While Cabán may have lost, she was proud of what she had accomplished in pushing her party to adopt more liberal policies.
“We completely transformed the conversation around criminal justice reform in this city. We forced the next District Attorney to end ALL cash bail,” Cabán said. “We pushed the decriminalization of sex work into the Presidential campaign.”
She added, “We may have scared Cy Vance out of even running again. And trust me—we terrified the Democratic establishment.”
The New York Working Families Party agreed. “Tiffany Caban transformed the debate on criminal justice reform, not just in Queens but across the city and country as well,” the party’s State Director Bill Lipton said in a statement. “She proved that progressive campaigns and the progressive movement can succeed across a borough as big and diverse as Queens, and that voters want fundamental changes to our justice system. We hope more courageous candidates like Tiffany run for office everywhere.”

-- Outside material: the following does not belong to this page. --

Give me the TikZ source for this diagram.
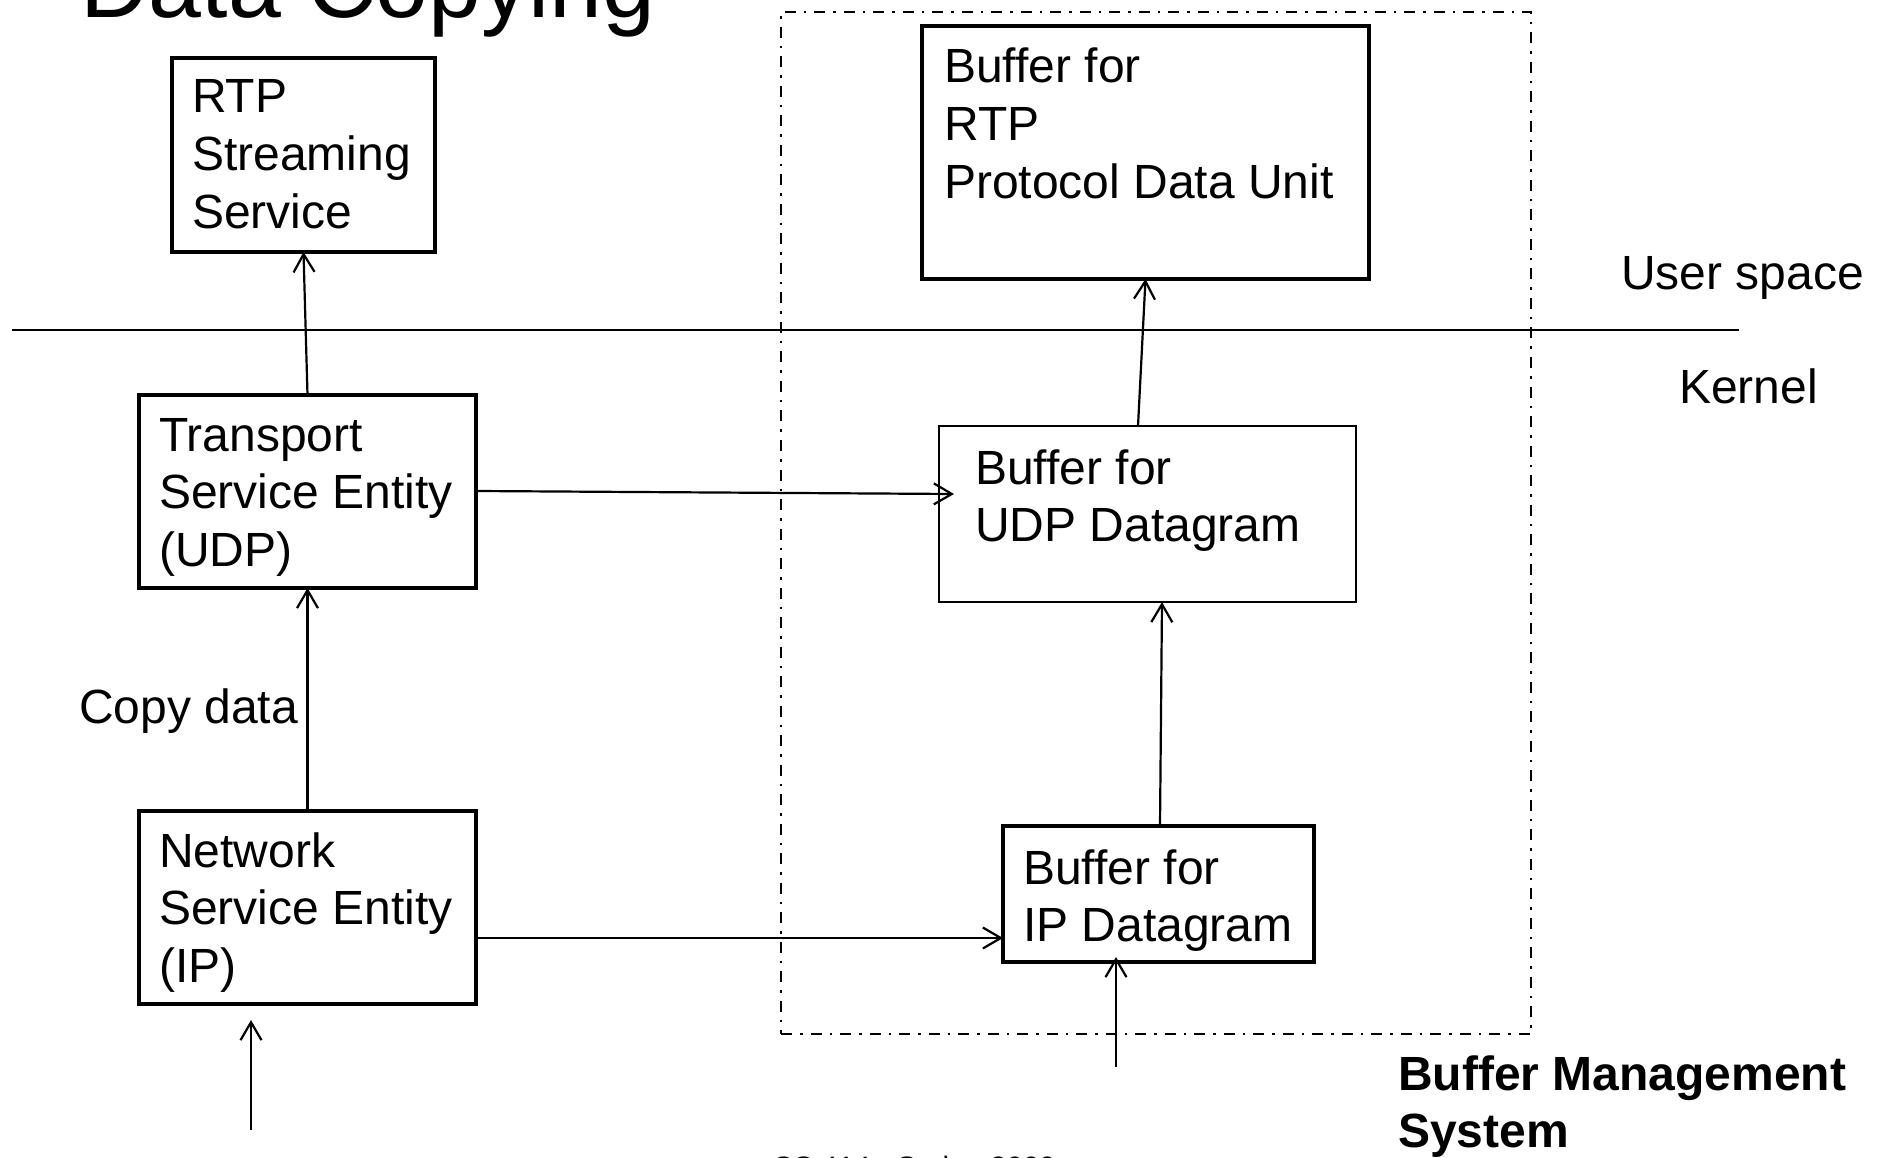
\documentclass[tikz,border=0pt]{standalone}
\usepackage{fontspec}
\setmainfont{Liberation Sans}
\usetikzlibrary{arrows.meta,calc}
\newcommand{\mlines}[1]{\begin{tabular}[t]{@{}l@{}}#1\end{tabular}}
\begin{document}
\begin{tikzpicture}[x=1pt,y=-1pt,
  thickbox/.style={draw, line width=4pt, inner sep=0pt, outer sep=0pt, anchor=north west},
  thinbox/.style={draw, line width=2pt, inner sep=0pt, outer sep=0pt, anchor=north west},
  txt/.style={inner sep=0pt, anchor=base west, font=\fontsize{48}{57.6}\selectfont},
  conn/.style={line width=2.2pt, -{Straight Barb[length=18pt,width=21pt]}},
  dashdot/.style={draw, line width=2.2pt, dash pattern=on 11pt off 8pt on 2.5pt off 8pt, inner sep=0pt, outer sep=0pt, anchor=north west}
  ]
\useasboundingbox (0,0) rectangle (1883,1158);
\clip (0,0) rectangle (1883,1158);

% title and footer (cut by the page edge)
\node[inner sep=0pt, anchor=base west, font=\fontsize{95}{114}\selectfont] (title) at (80,18) {Data Copying};
\node[inner sep=0pt, anchor=base west, font=\fontsize{29.5}{35}\selectfont] (foot) at (772,1177) {CS 414 - Spring 2009};

% buffer management system region
\node[dashdot, minimum width=750pt, minimum height=1022pt] (bms) at (781,12) {};

% user/kernel separator
\coordinate (hl-l) at (12,330);
\coordinate (hl-r) at (1739,330);
\draw[line width=2.2pt] (hl-l) -- (hl-r);

% boxes
\node[thickbox, minimum width=263pt, minimum height=194pt] (rs) at (172,58) {};
\node[thickbox, minimum width=337pt, minimum height=193pt] (ts) at (139,395) {};
\node[thickbox, minimum width=337pt, minimum height=193pt] (ns) at (139,811) {};
\node[thickbox, minimum width=447pt, minimum height=253pt] (rb) at (922,26) {};
\node[thinbox,  minimum width=417pt, minimum height=176pt] (ub) at (939,426) {};
\node[thickbox, minimum width=311pt, minimum height=136pt] (ib) at (1003,826) {};

% box texts
\node[txt] (rs-t) at (192,113) {\mlines{RTP\\Streaming\\Service}};
\node[txt] (ts-t) at (159,451) {\mlines{Transport\\Service Entity\\(UDP)}};
\node[txt] (ns-t) at (159,867) {\mlines{Network\\Service Entity\\(IP)}};
\node[txt] (rb-t) at (944,83) {\mlines{Buffer for\\RTP\\Protocol Data Unit}};
\node[txt] (ub-t) at (975,484) {\mlines{Buffer for\\UDP Datagram}};
\node[txt] (ib-t) at (1023,884) {\mlines{Buffer for\\IP Datagram}};

% free labels
\node[txt] (copy) at (79,723) {Copy data};
\node[txt] (user) at (1621,290) {User space};
\node[txt] (kern) at (1679,403) {Kernel};
\node[txt, font=\fontsize{48}{57.6}\selectfont\bfseries] (bmst) at (1398,1090) {\mlines{Buffer Management\\System}};

% connectors
\draw[conn] (ts.north) -- (rs.south);
\draw[conn] (ns.north) -- (ts.south);
\draw[conn] ($(ts.north east)+(0,96)$) -- ($(ub.north west)+(15,68)$);
\draw[conn] ($(ns.north east)+(0,127)$) -- ($(ib.north west)+(0,112)$);
\draw[conn] ($(ib.north west)+(157,0)$) -- ($(ub.south west)+(223,0)$);
\draw[conn] ($(ub.north west)+(199,0)$) -- (rb.south);
\coordinate (in1) at (251,1130);
\draw[conn] (in1) -- ($(ns.south west)+(112,16)$);
\coordinate (in2) at (1116,1067);
\draw[conn] (in2) -- ($(ib.south west)+(113,-5)$);
\end{tikzpicture}
\end{document}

While Lipton congratulated Katz, he critiqued the voting system. “This race also exposed how broken our election system remains,” he said. “Let’s be clear: eligible Queens voters were disenfranchised by the mistakes and incompetence of the BOE. We must enact reforms to ensure that every vote is counted.”
Cabán encouraged those she inspired to run and promised to help them along the way.
“To every young person, to every woman, to every person of color, to every Queer person, every single human being who was inspired by the campaign we built—you are next. And I promise, I will be the first one knocking doors for you.”